Fourthly, although perjury by the successful party or a witness or witnesses may, if later discovered, warrant the setting aside of a judgment on the ground that it was procured by fraud, and although there may be exceptional cases where such proof of perjury could suffice, without more, to warrant relief of this kind, the mere allegation, or even the proof, of perjury will not normally be sufficient to attract such drastic and exceptional relief as the setting aside of a judgment … The other requirements must be fulfilled.  In hard fought litigation, it is not at all uncommon for there to be a conflict of testimony which has to be resolved by a judge or jury.  In many cases of contradictory evidence, one party must be mistaken.  He or she may even be deceiving the court.  The unsuccessful party in the litigation will often consider that failure in the litigation has been procured by false evidence on the part of the opponent and the witnesses called by the opponent.  If every case in which such an opinion was held gave rise to proceedings of this kind, the courts would be even more burdened with the review of first instance decisions than they are. For this reason, and in defence of finality of judgments, a more stringent requirement than alleged perjury alone is required.[13]

[12](1986) 6 NSWLR 534.

[13]Ibid at 538-9 (per Kirby P).

  1. With those principles in mind, the following matters seem to me to mitigate strongly against allowing this appeal.  The issue of the “ownership” of the Tattslotto proceeds was an issue in the County Court proceedings which the trial judge resolved in favour of the present defendant.  In those proceedings, the present plaintiffs’ had pursued the Tattslotto issue by the use of subpoenas, cross-examination and final submissions, as appears in the transcript of the proceedings to which I have been referred.  However, documents of the present defendant which bore upon her relationship with Centrelink after her Tattslotto win were not called for during the proceedings.  The plaintiff has deposed as to the fact that enquiries have been made with Centrelink about the effect of a substantial lottery win but the timing of those enquiries is not revealed.  I therefore cannot say whether the result of those enquiries was or was not known at the time the parties entered into the terms of settlement at the conclusion of the application to the Court of Appeal.

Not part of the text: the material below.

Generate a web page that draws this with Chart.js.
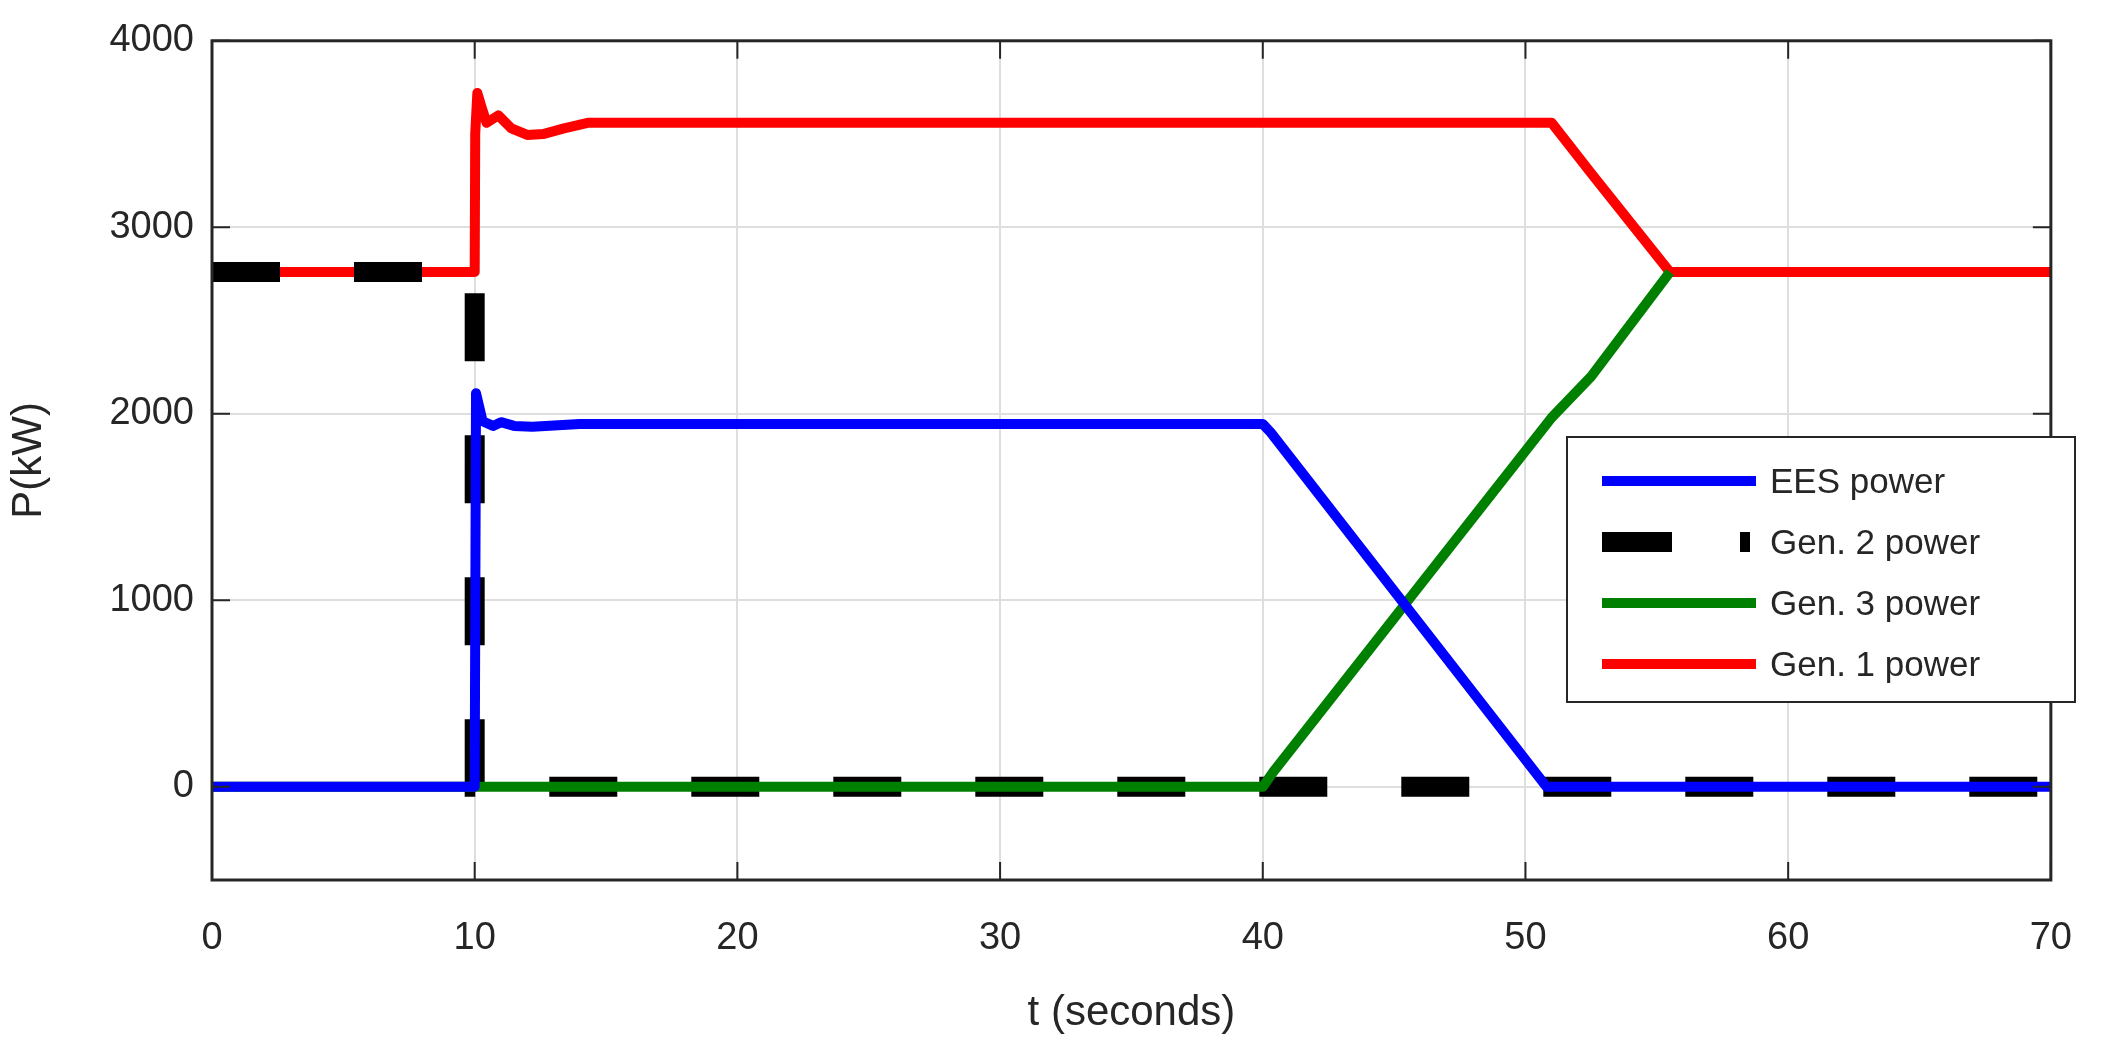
<!DOCTYPE html>
<html>
<head>
<meta charset="utf-8">
<script src="https://cdn.jsdelivr.net/npm/chart.js@4"></script>
<style>
  html, body { margin: 0; padding: 0; background: #fff; }
  #wrap { width: 2108px; height: 1043px; }
</style>
</head>
<body>
<div id="wrap"><canvas id="c" width="2108" height="1043"></canvas></div>
<script>
// values (t in seconds, P in kW)
const gen1T = [0, 10, 10.02, 10.1, 10.25, 10.45, 10.9, 11.4, 12.0, 12.6, 13.4, 14.3, 51.0, 52.5, 55.5, 70];
const gen1P = [2760, 2760, 3500, 3720, 3650, 3560, 3600, 3530, 3495, 3500, 3530, 3560, 3560, 3290, 2760, 2760];

const eesT = [0, 10, 10.05, 10.3, 10.7, 11.0, 11.5, 12.2, 14.0, 40.0, 40.3, 50.8, 70];
const eesP = [0, 0, 2110, 1960, 1935, 1955, 1935, 1930, 1945, 1945, 1900, 0, 0];

const gen2T = [0, 10, 10, 70];
const gen2P = [2760, 2760, 0, 0];

const gen3T = [0, 40, 40.4, 51.0, 52.5, 55.5];
const gen3P = [0, 0, 80, 1980, 2200, 2760];

const xTicks = [0, 10, 20, 30, 40, 50, 60, 70];
const yTicks = [0, 1000, 2000, 3000, 4000];

const toXY = (ts, ps) => ts.map((t, i) => ({ x: t, y: ps[i] }));

const FONT = "'Liberation Sans', Arial, sans-serif";

const legendItems = [
  { label: "EES power", color: "#0000ff" },
  { label: "Gen. 2 power", color: "#000000", gen2: true },
  { label: "Gen. 3 power", color: "#008000" },
  { label: "Gen. 1 power", color: "#ff0000" },
];

const frameAndLegend = {
  id: "frameAndLegend",
  afterDraw(chart) {
    const { ctx, chartArea: a } = chart;
    ctx.save();
    ctx.strokeStyle = "#262626";
    ctx.lineWidth = 3;
    ctx.strokeRect(a.left, a.top, a.right - a.left, a.bottom - a.top);
    // inward ticks
    ctx.lineWidth = 2;
    const xs = chart.scales.x, ys = chart.scales.y;
    xTicks.forEach((v) => {
      const px = xs.getPixelForValue(v);
      ctx.beginPath(); ctx.moveTo(px, a.bottom); ctx.lineTo(px, a.bottom - 18);
      ctx.moveTo(px, a.top); ctx.lineTo(px, a.top + 18); ctx.stroke();
    });
    yTicks.forEach((v) => {
      const py = ys.getPixelForValue(v);
      ctx.beginPath(); ctx.moveTo(a.left, py); ctx.lineTo(a.left + 18, py);
      ctx.moveTo(a.right, py); ctx.lineTo(a.right - 18, py); ctx.stroke();
    });

    // legend box
    const bx = 1567, by = 437, bw = 508, bh = 265;
    ctx.fillStyle = "#fff";
    ctx.fillRect(bx, by, bw, bh);
    ctx.strokeStyle = "#262626";
    ctx.lineWidth = 2;
    ctx.strokeRect(bx, by, bw, bh);
    ctx.font = "35px " + FONT;
    ctx.textBaseline = "middle";
    legendItems.forEach((it, i) => {
      const y = by + 44 + i * 61;
      if (it.gen2) {
        ctx.fillStyle = "#000";
        ctx.fillRect(bx + 35, y - 10, 70, 20);
        ctx.fillRect(bx + 173, y - 10, 10, 20);
      } else {
        ctx.strokeStyle = it.color;
        ctx.lineWidth = 10;
        ctx.beginPath(); ctx.moveTo(bx + 35, y); ctx.lineTo(bx + 189, y); ctx.stroke();
      }
      ctx.fillStyle = "#262626";
      ctx.fillText(it.label, bx + 203, y + 2);
    });
    ctx.restore();
  },
};

const lineDs = (label, data, color, width, extra) => ({
  label, data, borderColor: color, backgroundColor: color,
  borderWidth: width, pointRadius: 0, fill: false, tension: 0,
  borderJoinStyle: "round", ...extra,
});

new Chart(document.getElementById("c").getContext("2d"), {
  type: "line",
  data: {
    datasets: [
      lineDs("EES power", toXY(eesT, eesP), "#0000ff", 10),
      lineDs("Gen. 3 power", toXY(gen3T, gen3P), "#008000", 10),
      lineDs("Gen. 2 power", toXY(gen2T, gen2P), "#000000", 20, { borderDash: [68, 74], borderCapStyle: "butt", borderJoinStyle: "miter" }),
      lineDs("Gen. 1 power", toXY(gen1T, gen1P), "#ff0000", 10),
    ],
  },
  options: {
    responsive: false,
    animation: false,
    layout: { padding: { top: 35, right: 26, left: 0, bottom: 0 } },
    plugins: { legend: { display: false }, tooltip: { enabled: false } },
    scales: {
      x: {
        type: "linear", min: 0, max: 70,
        afterBuildTicks: (s) => { s.ticks = xTicks.map((v) => ({ value: v })); },
        afterFit: (s) => { s.height = 163; },
        grid: { color: "#dedede", lineWidth: 2, drawTicks: false },
        border: { display: false },
        ticks: { color: "#262626", padding: 36, maxRotation: 0, callback: (v) => String(v), font: { size: 38, family: FONT } },
        title: { display: true, text: "t (seconds)", color: "#262626", padding: { top: 6 }, font: { size: 42, family: FONT } },
      },
      y: {
        type: "linear", min: -500, max: 4000,
        afterBuildTicks: (s) => { s.ticks = yTicks.map((v) => ({ value: v })); },
        afterFit: (s) => { s.width = 212; },
        grid: { color: "#dedede", lineWidth: 2, drawTicks: false },
        border: { display: false },
        ticks: { color: "#262626", padding: 18, callback: (v) => String(v), font: { size: 38, family: FONT } },
        title: { display: true, text: "P(kW)", color: "#262626", padding: { bottom: 10 }, font: { size: 42, family: FONT } },
      },
    },
  },
  plugins: [frameAndLegend],
});
</script>
</body>
</html>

  1. Mr Soyza further deposes that he is “… unable to comment directly as to why discovery of the Centrelink file had not been pursued in the County Court proceeding except to say that the case as pleaded was quite different to the case as it ran at trial where determination by the court as to ownership of the Tattslotto winnings became very important”.[14]   Mrs Adolphus was cross-examined about her Tattslotto winnings during the trial.  I was referred to some fifteen  pages[15] of


    cross-examination which included references to the fact that she was on a pension; that she was trying to not inform Centrelink about the Tattslotto money; and that she put the money into an account which was not one Centrelink had access to.  It was put to her that she did not disclose to Centrelink that she had won Tattslotto, telling them about it when she attended a meeting.

    [14]Affidavit in Reply of Eliyadura Thilak Nandana Soyza, sworn 26 November 2007, at [8(d)].

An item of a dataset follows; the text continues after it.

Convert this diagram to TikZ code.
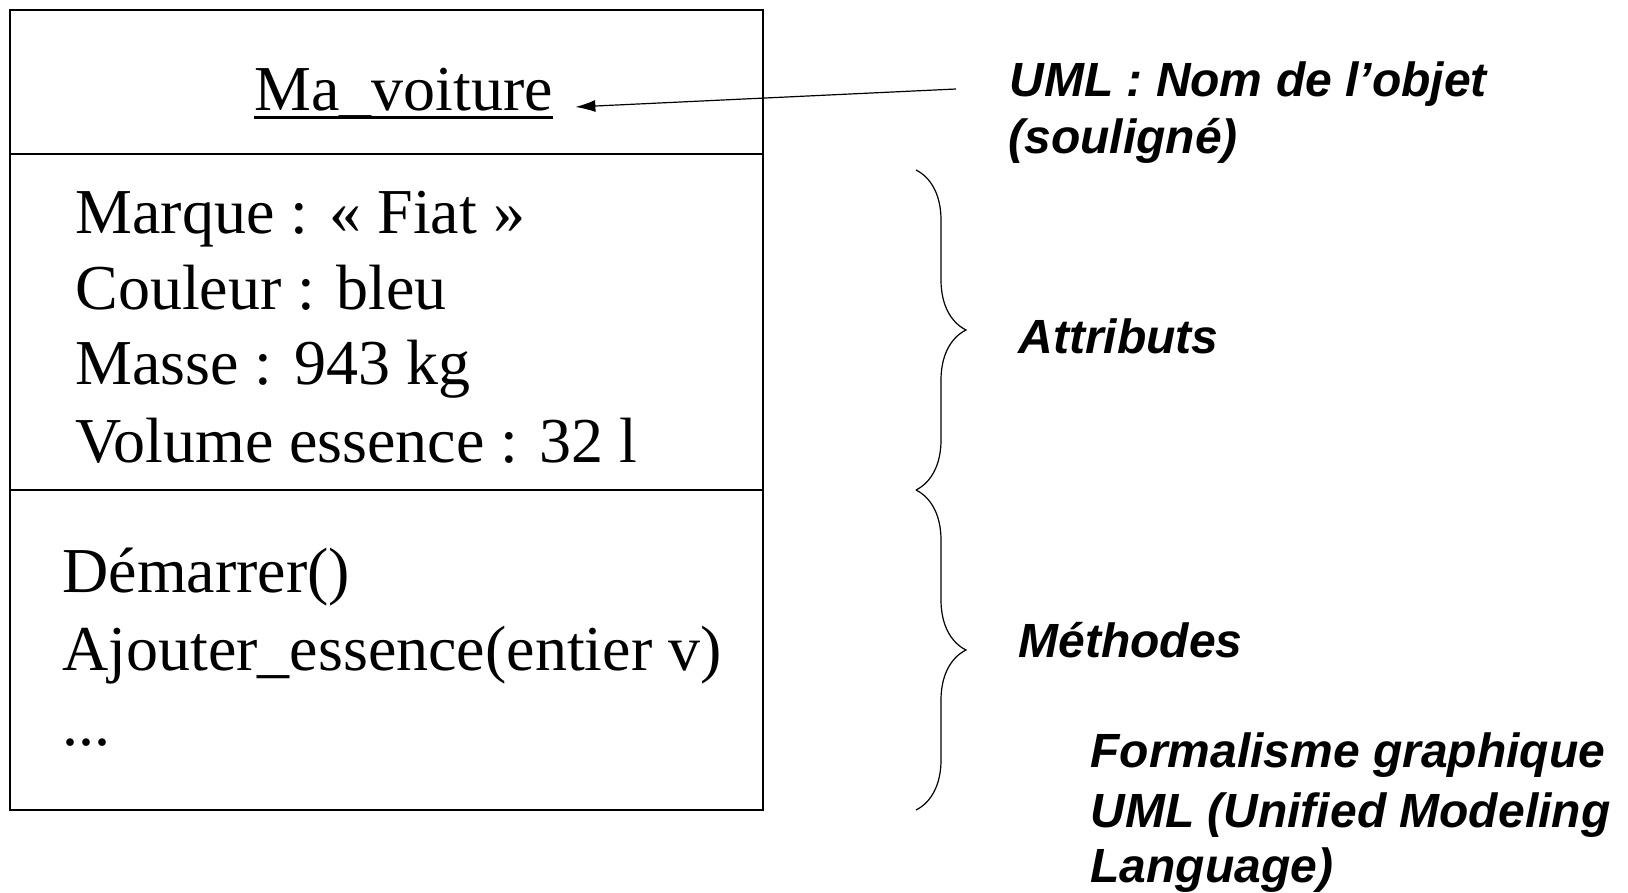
\documentclass[tikz,border=0pt]{standalone}
\usepackage{fontspec}
\setmainfont{Liberation Serif}
\newfontfamily\notefont{Liberation Sans}
\usetikzlibrary{arrows.meta}
\usetikzlibrary{decorations.pathreplacing}

\tikzset{
	obj/.style={anchor=base west, inner sep=0pt, font=\fontsize{32}{38}\selectfont},
	note/.style={anchor=base west, inner sep=0pt, font=\notefont\bfseries\itshape\fontsize{24}{28}\selectfont},
	accolade/.style={decorate, decoration={brace, amplitude=25pt}, semithick}
}

\begin{document}
\begin{tikzpicture}[x=0.5pt, y=-0.5pt]
	\useasboundingbox (0,0) rectangle (1628,893);

	\coordinate(hg) at (10, 10);
	\coordinate(bd) at (763, 810);
	\coordinate(objet) at (956, 89);

	% le cadre UML
	\draw[line width=1pt] (hg) rectangle (bd);
	\draw[line width=1pt] (10, 154)--(763, 154);
	\draw[line width=1pt] (10, 490)--(763, 490);

	\node[obj] (nom) at (254, 111) {Ma\_voiture};
	\draw[line width=1.5pt] ([yshift=-3.5pt]nom.base west)--([yshift=-3.5pt]nom.base east);

	\node[obj] (marque) at (75, 234) {Marque : « Fiat »};
	\node[obj] (couleur) at (75, 309) {Couleur : bleu};
	\node[obj] (masse) at (75, 385) {Masse : 943 kg};
	\node[obj] (volume) at (75, 462) {Volume essence : 32 l};

	\node[obj] (demarrer) at (62, 592) {Démarrer()};
	\node[obj] (ajouter) at (62, 670) {Ajouter\_essence(entier v)};
	\node[obj] (suite) at (62, 745) {...};

	% les commentaires
	\draw[semithick, -{Latex[length=10pt, width=6pt]}, shorten >=11pt] (objet)--([yshift=1.5pt]nom.base east);
	\node[note] (nomobjet) at (1009, 97) {UML : Nom de l’objet};
	\node[note] (souligne) at (1008, 154) {(souligné)};

	\draw[accolade] (916, 170)--(916, 490);
	\draw[accolade] (916, 490)--(916, 810);
	\node[note] (attributs) at (1018, 353) {Attributs};
	\node[note] (methodes) at (1018, 657) {Méthodes};

	\node[note] (formalisme) at (1090, 767) {Formalisme graphique};
	\node[note] (uml) at (1090, 827) {UML (Unified Modeling};
	\node[note] (langage) at (1090, 882) {Language)};
\end{tikzpicture}
\end{document}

    [15]Transcript of Proceedings, Adolphus & Anor v Soyza & Anor (County Court, Judge Shelton, 27 October 2005) commencing at 45.

  1. Curiously, it would appear that counsel then representing Mr and Mrs Soyza did not make the submission to the learned trial judge which was open to him to make that since Mrs Adolphus’ age pension had not changed after the Tattslotto win she must have told Centrelink the Tattslotto winnings were not all hers.

  1. Despite the attention being paid to the lottery winnings and the pension that Mrs Adolphus continued to receive during the trial, Mr. Thomson for the plaintiffs, who did not appear in those proceedings, was unable to assist me as to whether consideration had been given to obtaining the actual documents relevant to that issue.  As he was instructed, the dispute was, on the pleadings, primarily about the property and the issue about Tattslotto winnings came on suddenly.

  1. Finally, it is not clear to me what the documents sought in the Endorsement of Claim in the Originating Motion would reveal.  Paragraph 1 seeks:

… any document or thing in her possession, custody or power relating to and or evidencing the receipt by her of an Age Pension or other payment under the provisions of the Social Security Act 1991 (Commonwealth) between the dates 21 September 2002 to the date of the making of the order by the Court.

  1. Bearing in mind the use to which the plaintiffs wish to put the material, such a result might only be able to be achieved if some record of conversations with the defendant and Centrelink officials were able to be obtained which had the potential to demonstrate the perjury the plaintiffs contend for.

Conclusion

  1. This application under Rule 32.05 does not involve seeking discovery for the purpose of commencing proceedings. Indeed, we are at the other end of the “litigation cycle” and I consider that on the question of discretion that is significant. In my opinion, assuming the process under Rule 35.02 is in fact available for the purpose for which the plaintiffs wish to use it, it is here sought to be implemented for the purpose of endeavouring to re-litigate an issue which had arisen in the County Court proceedings which had been completed and resolved by terms of settlement on appeal. I consider that to exercise a discretion in favour of such a process in these circumstances would be wholly exceptional given the principle of finality. The minimum standard the plaintiffs would need to reach in order to succeed would be to demonstrate that the material sought would be likely to fall within a category of information which would comply with the principles concerning fresh evidence. Even on the assumption that material could be discovered which would enable the defendant’s evidence to be more effectively impugned so as to affect the outcome (and I consider that is very much in doubt), in my view this is almost certainly not material which is newly discovered since the trial. Further, the enquiries could have been made at the time of trial by the exercise of due diligence.

  1. The appeal is therefore dismissed.